## WRITTEN REQUEST
Copy out the material below in full, but not its images.
==========
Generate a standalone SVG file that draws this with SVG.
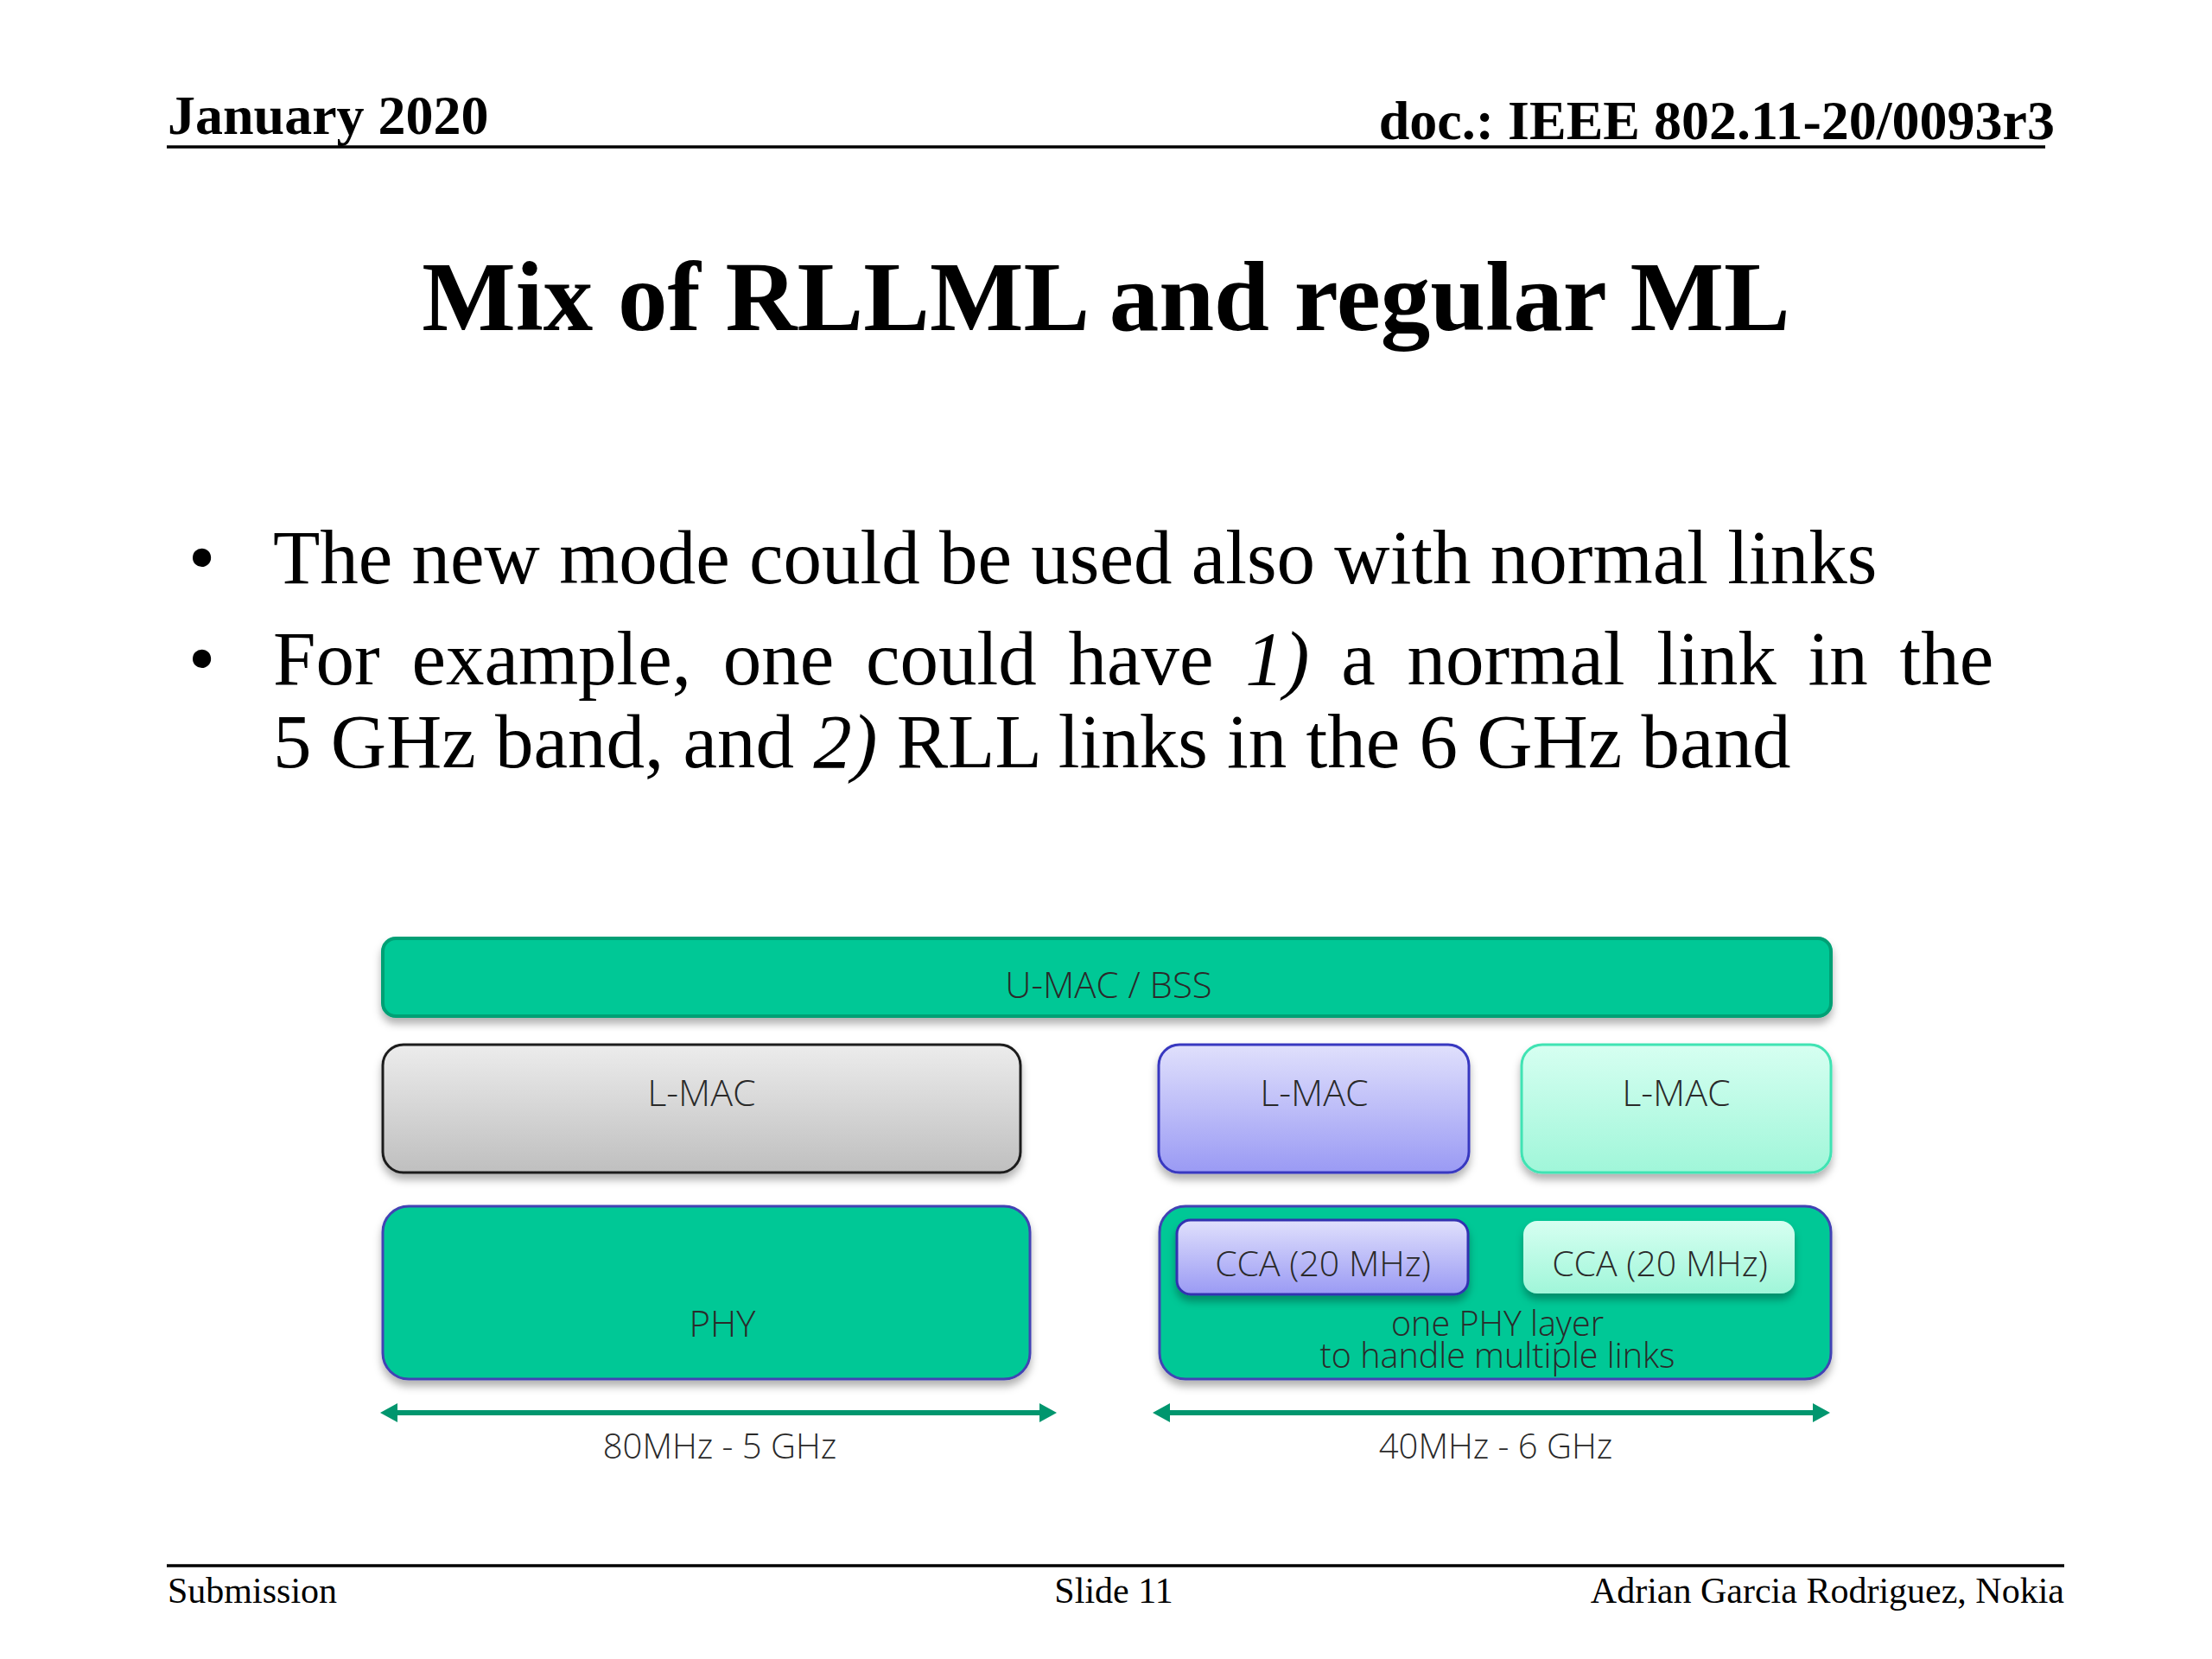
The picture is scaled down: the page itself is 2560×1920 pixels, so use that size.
<svg xmlns="http://www.w3.org/2000/svg" width="2560" height="1920" viewBox="0 0 2560 1920">
<defs>
<style>
.hdr{font-family:"Liberation Serif","Times New Roman",serif;font-weight:bold;font-size:64px;fill:#000}
.title{font-family:"Liberation Serif","Times New Roman",serif;font-weight:bold;font-size:115px;fill:#000}
.body{font-family:"Liberation Serif","Times New Roman",serif;font-size:89px;fill:#000}
.ftr{font-family:"Liberation Serif","Times New Roman",serif;font-size:42px;fill:#000}
.lbl{font-family:"Open Sans","Noto Sans","DejaVu Sans",sans-serif;font-weight:300;fill:#2a2a2a;text-anchor:middle}
.rule{stroke:#000;stroke-width:3.5}
.arrow{stroke:#00966E;stroke-width:6;fill:none;marker-start:url(#ah);marker-end:url(#ah)}
</style>
<linearGradient id="gGray" x1="0" y1="0" x2="0" y2="1"><stop offset="0" stop-color="#ececec"/><stop offset="1" stop-color="#bfbfbf"/></linearGradient>
<linearGradient id="gBlue" x1="0" y1="0" x2="0" y2="1"><stop offset="0" stop-color="#e0e0fc"/><stop offset="1" stop-color="#9a9af4"/></linearGradient>
<linearGradient id="gMint" x1="0" y1="0" x2="0" y2="1"><stop offset="0" stop-color="#d6fff1"/><stop offset="1" stop-color="#a0f6d9"/></linearGradient>
<filter id="sh" x="-5%" y="-10%" width="110%" height="130%"><feDropShadow dx="0" dy="7" stdDeviation="5" flood-color="#000" flood-opacity="0.3"/></filter>
<marker id="ah" viewBox="0 0 20 22" refX="2" refY="11" markerWidth="20" markerHeight="22" markerUnits="userSpaceOnUse" orient="auto-start-reverse"><path d="M0,0 L20,11 L0,22 z" fill="#00966E"/></marker>
</defs>

<g id="header">
<text class="hdr" x="194" y="155">January 2020</text>
<text class="hdr" x="2378" y="161" text-anchor="end">doc.: IEEE 802.11-20/0093r3</text>
<line class="rule" x1="193" y1="170" x2="2367" y2="170"/>
</g>

<g id="title">
<text class="title" x="1280" y="382" text-anchor="middle">Mix of RLLML and regular ML</text>
</g>

<g id="bullets">
<text class="body" x="218" y="675">•</text>
<text class="body" x="316" y="675">The new mode could be used also with normal links</text>
<text class="body" x="218" y="792">•</text>
<text class="body" x="316" y="792" word-spacing="14.5">For example, one could have <tspan font-style="italic">1)</tspan> a normal link in the</text>
<text class="body" x="316" y="888">5 GHz band, and <tspan font-style="italic">2)</tspan> RLL links in the 6 GHz band</text>
</g>

<g id="umac">
<rect x="443" y="1086" width="1676" height="90" rx="15" fill="#00C896" stroke="#00A075" stroke-width="4" filter="url(#sh)"/>
<text class="lbl" x="1283" y="1155" font-size="42">U-MAC / BSS</text>
</g>

<g id="lmac1">
<rect x="443" y="1209" width="738" height="148" rx="24" fill="url(#gGray)" stroke="#1e1e1e" stroke-width="3" filter="url(#sh)"/>
<text class="lbl" x="812" y="1280" font-size="43">L-MAC</text>
</g>

<g id="lmac2">
<rect x="1341" y="1209" width="359" height="148" rx="24" fill="url(#gBlue)" stroke="#3838c0" stroke-width="3" filter="url(#sh)"/>
<text class="lbl" x="1521" y="1280" font-size="43">L-MAC</text>
</g>

<g id="lmac3">
<rect x="1761" y="1209" width="358" height="148" rx="24" fill="url(#gMint)" stroke="#3fe3b3" stroke-width="3" filter="url(#sh)"/>
<text class="lbl" x="1940" y="1280" font-size="43">L-MAC</text>
</g>

<g id="phy1">
<rect x="443" y="1396" width="749" height="200" rx="30" fill="#00C896" stroke="#4242b4" stroke-width="3" filter="url(#sh)"/>
<text class="lbl" x="836" y="1547" font-size="42">PHY</text>
</g>

<g id="phy2">
<rect x="1342" y="1396" width="777" height="200" rx="30" fill="#00C896" stroke="#4242b4" stroke-width="3" filter="url(#sh)"/>
<text class="lbl" x="1733" y="1546" font-size="39.5">one PHY layer</text>
<text class="lbl" x="1733" y="1583" font-size="39.5">to handle multiple links</text>
</g>

<g id="cca1">
<rect x="1362" y="1412" width="337" height="86" rx="16" fill="url(#gBlue)" stroke="#3030b0" stroke-width="3" filter="url(#sh)"/>
<text class="lbl" x="1531" y="1477" font-size="41">CCA (20 MHz)</text>
</g>

<g id="cca2">
<rect x="1763" y="1413" width="314" height="84" rx="16" fill="url(#gMint)" filter="url(#sh)"/>
<text class="lbl" x="1921" y="1477" font-size="41">CCA (20 MHz)</text>
</g>

<g id="connectors">
<line class="arrow" x1="458" y1="1635" x2="1205" y2="1635"/>
<line class="arrow" x1="1352" y1="1635" x2="2100" y2="1635"/>
</g>

<g id="bandlabels">
<text class="lbl" x="833" y="1688" font-size="40">80MHz - 5 GHz</text>
<text class="lbl" x="1731" y="1688" font-size="40">40MHz - 6 GHz</text>
</g>

<g id="footer">
<line class="rule" x1="193" y1="1812" x2="2389" y2="1812"/>
<text class="ftr" x="194" y="1855">Submission</text>
<text class="ftr" x="1289" y="1855" text-anchor="middle">Slide 11</text>
<text class="ftr" x="2389" y="1855" text-anchor="end" font-size="42.5">Adrian Garcia Rodriguez, Nokia</text>
</g>
</svg>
==========
## RESPONSE BELOW
Generate a standalone SVG file that draws this with SVG.
The picture is scaled down: the page itself is 2560×1920 pixels, so use that size.
<svg xmlns="http://www.w3.org/2000/svg" width="2560" height="1920" viewBox="0 0 2560 1920">
<defs>
<style>
.hdr{font-family:"Liberation Serif","Times New Roman",serif;font-weight:bold;font-size:64px;fill:#000}
.title{font-family:"Liberation Serif","Times New Roman",serif;font-weight:bold;font-size:115px;fill:#000}
.body{font-family:"Liberation Serif","Times New Roman",serif;font-size:89px;fill:#000}
.ftr{font-family:"Liberation Serif","Times New Roman",serif;font-size:42px;fill:#000}
.lbl{font-family:"Open Sans","Noto Sans","DejaVu Sans",sans-serif;font-weight:300;fill:#2a2a2a;text-anchor:middle}
.rule{stroke:#000;stroke-width:3.5}
.arrow{stroke:#00966E;stroke-width:6;fill:none;marker-start:url(#ah);marker-end:url(#ah)}
</style>
<linearGradient id="gGray" x1="0" y1="0" x2="0" y2="1"><stop offset="0" stop-color="#ececec"/><stop offset="1" stop-color="#bfbfbf"/></linearGradient>
<linearGradient id="gBlue" x1="0" y1="0" x2="0" y2="1"><stop offset="0" stop-color="#e0e0fc"/><stop offset="1" stop-color="#9a9af4"/></linearGradient>
<linearGradient id="gMint" x1="0" y1="0" x2="0" y2="1"><stop offset="0" stop-color="#d6fff1"/><stop offset="1" stop-color="#a0f6d9"/></linearGradient>
<filter id="sh" x="-5%" y="-10%" width="110%" height="130%"><feDropShadow dx="0" dy="7" stdDeviation="5" flood-color="#000" flood-opacity="0.3"/></filter>
<marker id="ah" viewBox="0 0 20 22" refX="2" refY="11" markerWidth="20" markerHeight="22" markerUnits="userSpaceOnUse" orient="auto-start-reverse"><path d="M0,0 L20,11 L0,22 z" fill="#00966E"/></marker>
</defs>

<g id="header">
<text class="hdr" x="194" y="155">January 2020</text>
<text class="hdr" x="2378" y="161" text-anchor="end">doc.: IEEE 802.11-20/0093r3</text>
<line class="rule" x1="193" y1="170" x2="2367" y2="170"/>
</g>

<g id="title">
<text class="title" x="1280" y="382" text-anchor="middle">Mix of RLLML and regular ML</text>
</g>

<g id="bullets">
<text class="body" x="218" y="675">•</text>
<text class="body" x="316" y="675">The new mode could be used also with normal links</text>
<text class="body" x="218" y="792">•</text>
<text class="body" x="316" y="792" word-spacing="14.5">For example, one could have <tspan font-style="italic">1)</tspan> a normal link in the</text>
<text class="body" x="316" y="888">5 GHz band, and <tspan font-style="italic">2)</tspan> RLL links in the 6 GHz band</text>
</g>

<g id="umac">
<rect x="443" y="1086" width="1676" height="90" rx="15" fill="#00C896" stroke="#00A075" stroke-width="4" filter="url(#sh)"/>
<text class="lbl" x="1283" y="1155" font-size="42">U-MAC / BSS</text>
</g>

<g id="lmac1">
<rect x="443" y="1209" width="738" height="148" rx="24" fill="url(#gGray)" stroke="#1e1e1e" stroke-width="3" filter="url(#sh)"/>
<text class="lbl" x="812" y="1280" font-size="43">L-MAC</text>
</g>

<g id="lmac2">
<rect x="1341" y="1209" width="359" height="148" rx="24" fill="url(#gBlue)" stroke="#3838c0" stroke-width="3" filter="url(#sh)"/>
<text class="lbl" x="1521" y="1280" font-size="43">L-MAC</text>
</g>

<g id="lmac3">
<rect x="1761" y="1209" width="358" height="148" rx="24" fill="url(#gMint)" stroke="#3fe3b3" stroke-width="3" filter="url(#sh)"/>
<text class="lbl" x="1940" y="1280" font-size="43">L-MAC</text>
</g>

<g id="phy1">
<rect x="443" y="1396" width="749" height="200" rx="30" fill="#00C896" stroke="#4242b4" stroke-width="3" filter="url(#sh)"/>
<text class="lbl" x="836" y="1547" font-size="42">PHY</text>
</g>

<g id="phy2">
<rect x="1342" y="1396" width="777" height="200" rx="30" fill="#00C896" stroke="#4242b4" stroke-width="3" filter="url(#sh)"/>
<text class="lbl" x="1733" y="1546" font-size="39.5">one PHY layer</text>
<text class="lbl" x="1733" y="1583" font-size="39.5">to handle multiple links</text>
</g>

<g id="cca1">
<rect x="1362" y="1412" width="337" height="86" rx="16" fill="url(#gBlue)" stroke="#3030b0" stroke-width="3" filter="url(#sh)"/>
<text class="lbl" x="1531" y="1477" font-size="41">CCA (20 MHz)</text>
</g>

<g id="cca2">
<rect x="1763" y="1413" width="314" height="84" rx="16" fill="url(#gMint)" filter="url(#sh)"/>
<text class="lbl" x="1921" y="1477" font-size="41">CCA (20 MHz)</text>
</g>

<g id="connectors">
<line class="arrow" x1="458" y1="1635" x2="1205" y2="1635"/>
<line class="arrow" x1="1352" y1="1635" x2="2100" y2="1635"/>
</g>

<g id="bandlabels">
<text class="lbl" x="833" y="1688" font-size="40">80MHz - 5 GHz</text>
<text class="lbl" x="1731" y="1688" font-size="40">40MHz - 6 GHz</text>
</g>

<g id="footer">
<line class="rule" x1="193" y1="1812" x2="2389" y2="1812"/>
<text class="ftr" x="194" y="1855">Submission</text>
<text class="ftr" x="1289" y="1855" text-anchor="middle">Slide 11</text>
<text class="ftr" x="2389" y="1855" text-anchor="end" font-size="42.5">Adrian Garcia Rodriguez, Nokia</text>
</g>
</svg>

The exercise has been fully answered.